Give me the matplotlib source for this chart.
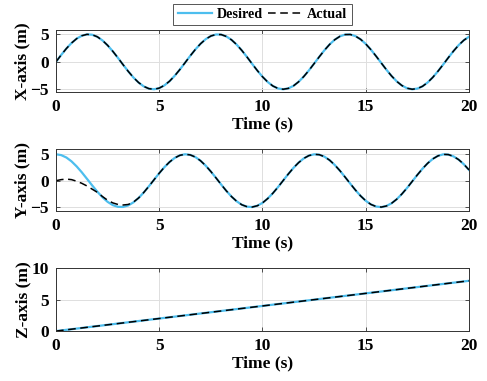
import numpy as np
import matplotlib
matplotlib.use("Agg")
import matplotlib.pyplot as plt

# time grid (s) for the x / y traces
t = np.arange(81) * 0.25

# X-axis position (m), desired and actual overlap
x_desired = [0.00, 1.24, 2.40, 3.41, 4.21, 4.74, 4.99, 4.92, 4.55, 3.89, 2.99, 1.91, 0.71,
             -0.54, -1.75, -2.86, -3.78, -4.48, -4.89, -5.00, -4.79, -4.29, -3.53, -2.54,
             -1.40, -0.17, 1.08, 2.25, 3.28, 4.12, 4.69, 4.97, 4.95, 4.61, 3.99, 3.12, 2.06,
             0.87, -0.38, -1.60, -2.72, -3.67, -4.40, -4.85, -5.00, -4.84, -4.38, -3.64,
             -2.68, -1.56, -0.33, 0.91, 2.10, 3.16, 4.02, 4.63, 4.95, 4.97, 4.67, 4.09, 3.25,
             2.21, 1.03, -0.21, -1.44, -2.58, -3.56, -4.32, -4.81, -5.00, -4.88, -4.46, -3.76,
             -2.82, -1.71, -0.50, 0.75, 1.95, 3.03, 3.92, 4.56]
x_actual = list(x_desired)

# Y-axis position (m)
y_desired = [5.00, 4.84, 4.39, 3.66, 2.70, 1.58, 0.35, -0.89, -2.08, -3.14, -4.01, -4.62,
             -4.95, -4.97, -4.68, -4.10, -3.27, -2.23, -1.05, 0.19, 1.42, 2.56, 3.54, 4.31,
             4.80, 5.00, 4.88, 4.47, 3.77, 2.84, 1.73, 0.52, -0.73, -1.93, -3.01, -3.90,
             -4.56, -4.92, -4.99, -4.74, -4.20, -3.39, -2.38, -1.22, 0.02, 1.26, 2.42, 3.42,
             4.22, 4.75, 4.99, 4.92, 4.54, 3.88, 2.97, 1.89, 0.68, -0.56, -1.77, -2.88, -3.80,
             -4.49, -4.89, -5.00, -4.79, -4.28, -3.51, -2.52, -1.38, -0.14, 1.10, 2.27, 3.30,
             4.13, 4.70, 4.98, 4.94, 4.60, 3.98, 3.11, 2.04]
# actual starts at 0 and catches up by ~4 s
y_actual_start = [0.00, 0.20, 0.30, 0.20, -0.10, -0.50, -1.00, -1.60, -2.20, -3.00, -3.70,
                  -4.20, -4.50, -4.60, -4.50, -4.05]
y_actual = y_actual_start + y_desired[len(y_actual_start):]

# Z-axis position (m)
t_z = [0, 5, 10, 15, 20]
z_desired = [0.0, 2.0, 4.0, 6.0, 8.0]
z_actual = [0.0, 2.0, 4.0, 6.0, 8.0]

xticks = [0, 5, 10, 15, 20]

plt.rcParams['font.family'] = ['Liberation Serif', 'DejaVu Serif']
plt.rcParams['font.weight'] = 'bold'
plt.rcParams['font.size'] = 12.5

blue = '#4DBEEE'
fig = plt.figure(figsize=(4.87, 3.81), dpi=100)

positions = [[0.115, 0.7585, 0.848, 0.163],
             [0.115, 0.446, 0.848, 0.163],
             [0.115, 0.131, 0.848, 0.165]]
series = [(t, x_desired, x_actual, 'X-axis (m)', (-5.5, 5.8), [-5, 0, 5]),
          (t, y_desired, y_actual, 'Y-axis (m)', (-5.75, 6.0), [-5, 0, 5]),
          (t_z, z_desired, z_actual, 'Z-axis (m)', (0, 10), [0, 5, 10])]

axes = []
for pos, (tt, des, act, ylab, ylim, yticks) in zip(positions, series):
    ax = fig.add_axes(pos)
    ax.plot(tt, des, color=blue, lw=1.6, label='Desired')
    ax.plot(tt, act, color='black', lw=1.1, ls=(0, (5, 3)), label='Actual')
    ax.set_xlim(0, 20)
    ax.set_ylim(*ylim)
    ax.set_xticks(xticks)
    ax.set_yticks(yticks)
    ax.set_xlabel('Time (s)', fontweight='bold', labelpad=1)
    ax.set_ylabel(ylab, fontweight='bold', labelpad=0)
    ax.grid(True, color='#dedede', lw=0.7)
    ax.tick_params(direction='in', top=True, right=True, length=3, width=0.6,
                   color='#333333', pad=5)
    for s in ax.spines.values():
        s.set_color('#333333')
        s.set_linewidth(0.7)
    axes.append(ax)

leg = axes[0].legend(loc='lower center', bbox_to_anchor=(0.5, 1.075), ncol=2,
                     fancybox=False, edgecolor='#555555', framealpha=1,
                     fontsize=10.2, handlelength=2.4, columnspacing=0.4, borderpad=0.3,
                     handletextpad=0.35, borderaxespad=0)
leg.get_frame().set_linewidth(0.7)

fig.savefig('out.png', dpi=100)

> [The task]:
Transcribe exactly, with no pictures, the lines running from the first line of the material through the line holding "x_actual = list(x_desired)".

> [Solution for this exercise]:
Give me the matplotlib source for this chart.
import numpy as np
import matplotlib
matplotlib.use("Agg")
import matplotlib.pyplot as plt

# time grid (s) for the x / y traces
t = np.arange(81) * 0.25

# X-axis position (m), desired and actual overlap
x_desired = [0.00, 1.24, 2.40, 3.41, 4.21, 4.74, 4.99, 4.92, 4.55, 3.89, 2.99, 1.91, 0.71,
             -0.54, -1.75, -2.86, -3.78, -4.48, -4.89, -5.00, -4.79, -4.29, -3.53, -2.54,
             -1.40, -0.17, 1.08, 2.25, 3.28, 4.12, 4.69, 4.97, 4.95, 4.61, 3.99, 3.12, 2.06,
             0.87, -0.38, -1.60, -2.72, -3.67, -4.40, -4.85, -5.00, -4.84, -4.38, -3.64,
             -2.68, -1.56, -0.33, 0.91, 2.10, 3.16, 4.02, 4.63, 4.95, 4.97, 4.67, 4.09, 3.25,
             2.21, 1.03, -0.21, -1.44, -2.58, -3.56, -4.32, -4.81, -5.00, -4.88, -4.46, -3.76,
             -2.82, -1.71, -0.50, 0.75, 1.95, 3.03, 3.92, 4.56]
x_actual = list(x_desired)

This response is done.